Hello there! And welcome to Dandelion Seeds, an illustrated newsletter in search of beauty and wonder in the world.
This week’s summer sketch is a chance to share one more of my heroes with you — John O’Donohue, the late Irish poet and philosopher.
My friend Erin introduced me to him years ago. We loved to read poetry together, often in her home overlooking San Francisco Bay — our favorite tomes spread open across her dining room table, a bottle of sparkling rosé always at hand.
I especially love John’s book, To Bless the Space Between Us: A Book of Blessings. It is a collection of beautifully specific blessings, such as “For the Artist at the Start of Day” and “For Marriage,” which Erin sent me when Jose and I got married in July of 2020.
That blessing came back to me when I sat down to paint a memorable sunset from our honeymoon, and, just like twilight, I tried to harvest all the day’s color.
With love,
Candace
WOW! As twilight harvests all the day's color. Indeed, the clouds soak up the salmons, teals, and mauves that sneak passed us unnoticed until we look to the sky.

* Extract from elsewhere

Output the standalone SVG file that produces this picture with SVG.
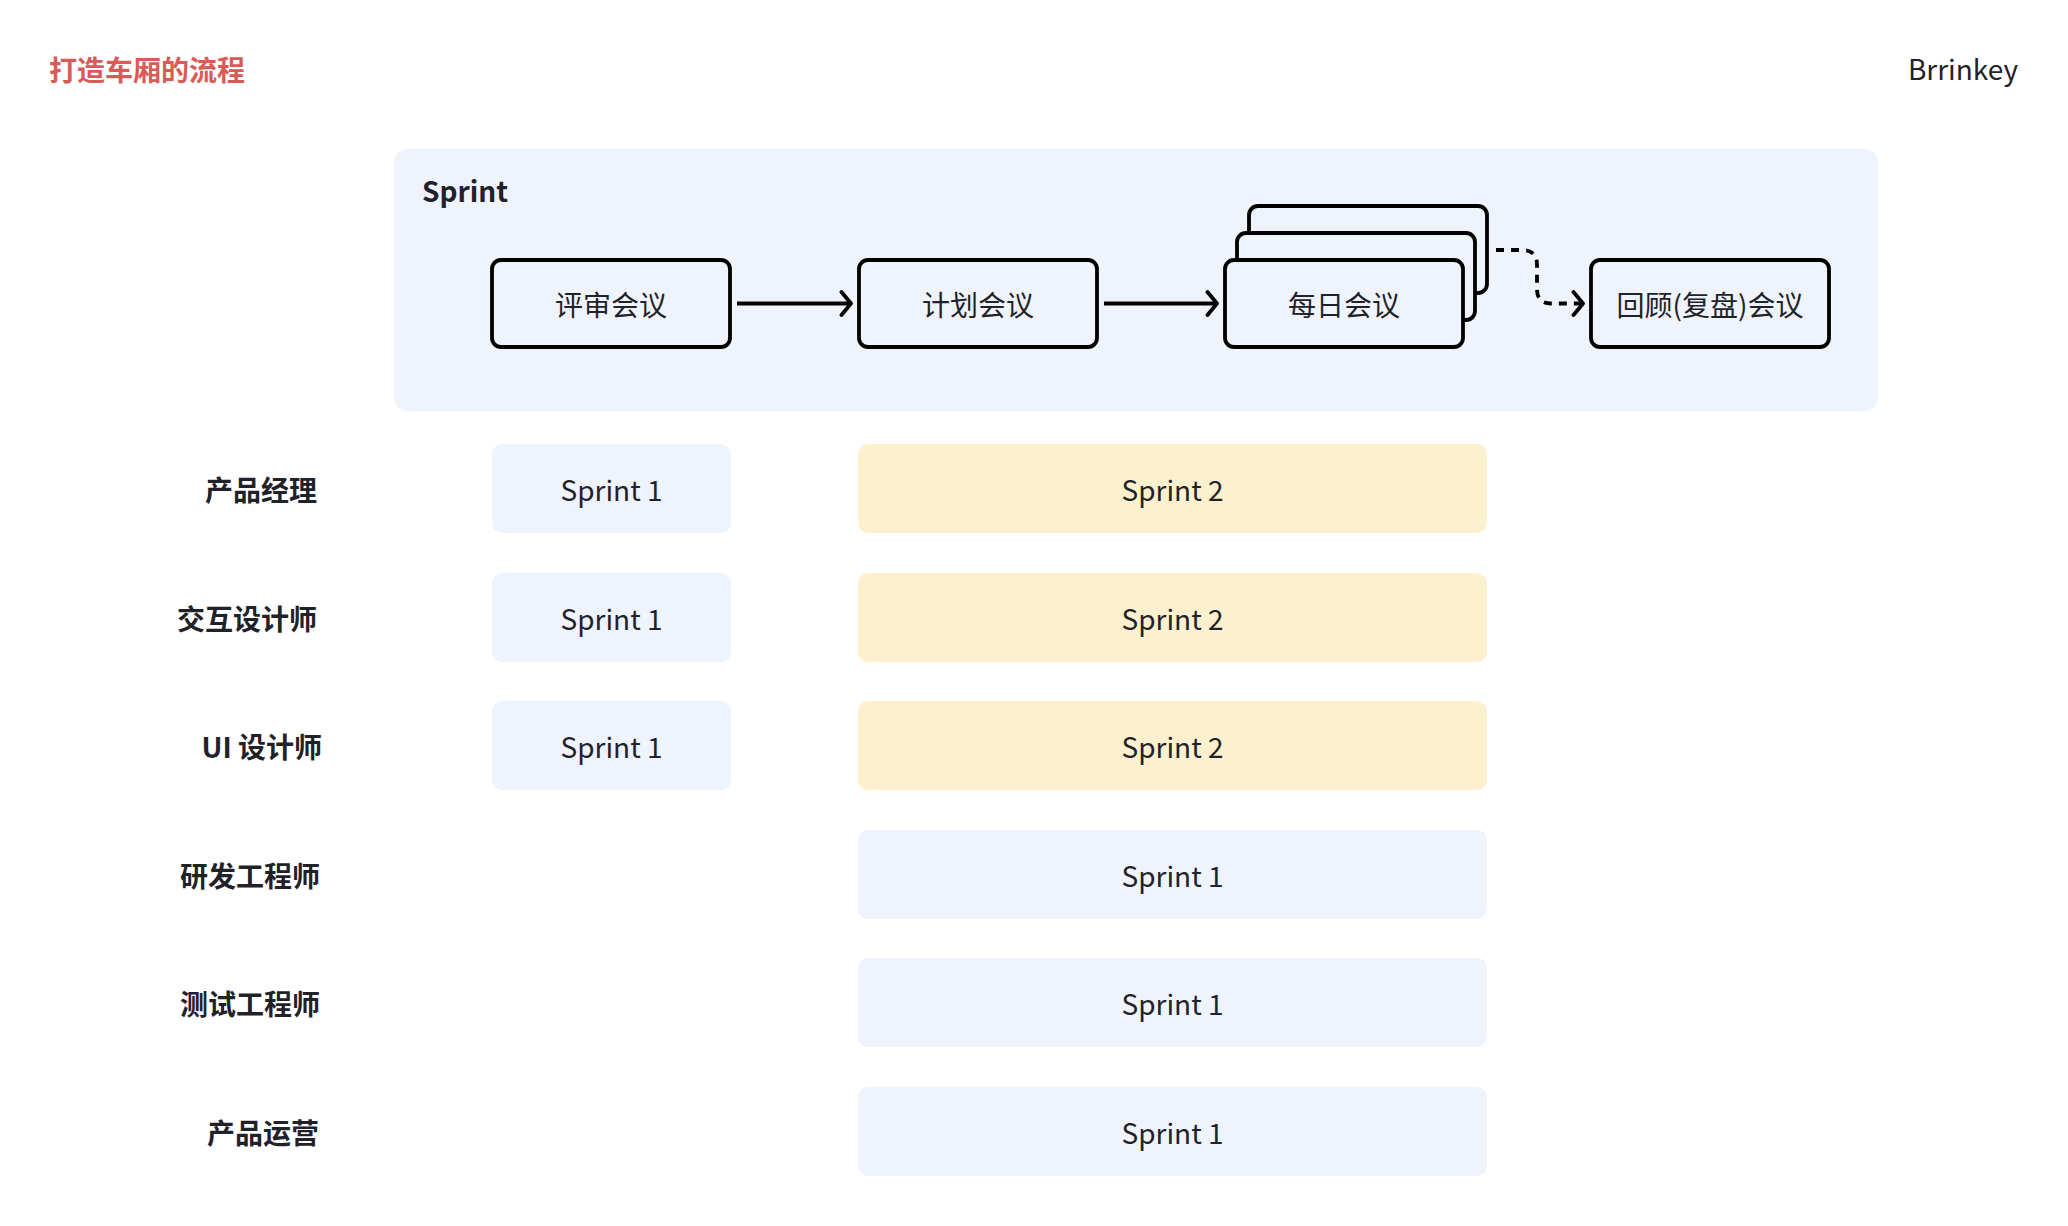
<svg xmlns="http://www.w3.org/2000/svg" width="2068" height="1226" viewBox="0 0 2068 1226">
<style>
text{font-family:"Noto Sans CJK SC","Noto Sans",sans-serif;fill:#1F2329}
.title{font-size:28px;font-weight:bold;fill:#D95B57}
.brand{font-size:28px;text-anchor:end}
.h{font-size:28px;font-weight:bold}
.lbl{font-size:28px;font-weight:bold;text-anchor:end}
.mt{font-size:28px;text-anchor:middle}
.st{font-size:28px;text-anchor:middle}
.meet{fill:#EFF3FC;stroke:#000;stroke-width:3.8}
.blue{fill:#EFF3FC}
.yel{fill:#FDF0CE}
.conn{fill:none;stroke:#000;stroke-width:3.8}
</style>
<defs>
<marker id="arr" viewBox="-14 -14 18 28" markerWidth="18" markerHeight="28" refX="0" refY="0" orient="auto" markerUnits="userSpaceOnUse">
<path d="M-9.5,-11.5 L0,0 L-9.5,11.5" fill="none" stroke="#000" stroke-width="3.8" stroke-linecap="round" stroke-linejoin="round"/>
</marker>
</defs>
<rect width="2068" height="1226" fill="#FFFFFF"/>
<text class="title" x="49" y="81">打造车厢的流程</text>
<text class="brand" x="2018" y="80">Brrinkey</text>

<g id="sprint-container">
<rect x="394" y="149" width="1484" height="262" rx="14" class="blue"/>
<text class="h" x="422" y="202">Sprint</text>
</g>

<g id="review">
<rect class="meet" x="492" y="260" width="238" height="87" rx="9"/>
<text class="mt" x="611" y="315.5">评审会议</text>
</g>
<g id="plan">
<rect class="meet" x="859" y="260" width="238" height="87" rx="9"/>
<text class="mt" x="978" y="315.5">计划会议</text>
</g>
<g id="daily">
<rect class="meet" x="1249" y="206" width="238" height="87" rx="9"/>
<rect class="meet" x="1237" y="233" width="238" height="87" rx="9"/>
<rect class="meet" x="1225" y="260" width="238" height="87" rx="9"/>
<text class="mt" x="1344" y="315.5">每日会议</text>
</g>
<g id="retro">
<rect class="meet" x="1591" y="260" width="238" height="87" rx="9"/>
<text class="mt" x="1710" y="315.5">回顾(复盘)会议</text>
</g>

<g id="connectors">
<path class="conn" d="M737,303.5 H851" marker-end="url(#arr)"/>
<path class="conn" d="M1104,303.5 H1217" marker-end="url(#arr)"/>
<path class="conn" d="M1496,250 H1522 Q1537,250 1537,265 V289 Q1537,303.5 1551,303.5 H1583" stroke-dasharray="8 7" marker-end="url(#arr)"/>
</g>

<g id="row-pm">
<text class="lbl" x="317" y="500.5">产品经理</text>
<rect class="blue" x="492" y="444" width="239" height="89" rx="10"/>
<text class="st" x="611.5" y="500.5">Sprint 1</text>
<rect class="yel" x="858" y="444" width="629" height="89" rx="10"/>
<text class="st" x="1172.5" y="500.5">Sprint 2</text>
</g>
<g id="row-ixd">
<text class="lbl" x="317" y="629.5">交互设计师</text>
<rect class="blue" x="492" y="573" width="239" height="89" rx="10"/>
<text class="st" x="611.5" y="629.5">Sprint 1</text>
<rect class="yel" x="858" y="573" width="629" height="89" rx="10"/>
<text class="st" x="1172.5" y="629.5">Sprint 2</text>
</g>
<g id="row-ui">
<text class="lbl" x="322" y="757.5">UI 设计师</text>
<rect class="blue" x="492" y="701" width="239" height="89" rx="10"/>
<text class="st" x="611.5" y="757.5">Sprint 1</text>
<rect class="yel" x="858" y="701" width="629" height="89" rx="10"/>
<text class="st" x="1172.5" y="757.5">Sprint 2</text>
</g>
<g id="row-dev">
<text class="lbl" x="320" y="886.5">研发工程师</text>
<rect class="blue" x="858" y="830" width="629" height="89" rx="10"/>
<text class="st" x="1172.5" y="886.5">Sprint 1</text>
</g>
<g id="row-qa">
<text class="lbl" x="320" y="1014.5">测试工程师</text>
<rect class="blue" x="858" y="958" width="629" height="89" rx="10"/>
<text class="st" x="1172.5" y="1014.5">Sprint 1</text>
</g>
<g id="row-ops">
<text class="lbl" x="319" y="1143.5">产品运营</text>
<rect class="blue" x="858" y="1087" width="629" height="89" rx="10"/>
<text class="st" x="1172.5" y="1143.5">Sprint 1</text>
</g>
</svg>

I think I would like to write blessings, because everyone needs a blessing now and then. So far, no one I know has endured a crisis of the self (“I don’t know who I am, even though I think”), so my philosophy degree is pretty much unused. The blessing market is much more promising. Bless you, Candace.
Going home at sunset to loving arms is worth even the most troublesome days. Sometimes during my years in Africa, I would awake with an intense desire to do whatever it took to go back to the one place I call home, to leave Africa, but by evening, as I drove toward home through the African bush, the contented smell of cooking fires, a kudu or a scimitar horned sable bounding off into the mopane scrub, I would think how not one thing on earth could ever make me leave this piece of my heart.
Going home at sunset to loving arms is a sweet time when life moves freely and lightly through us.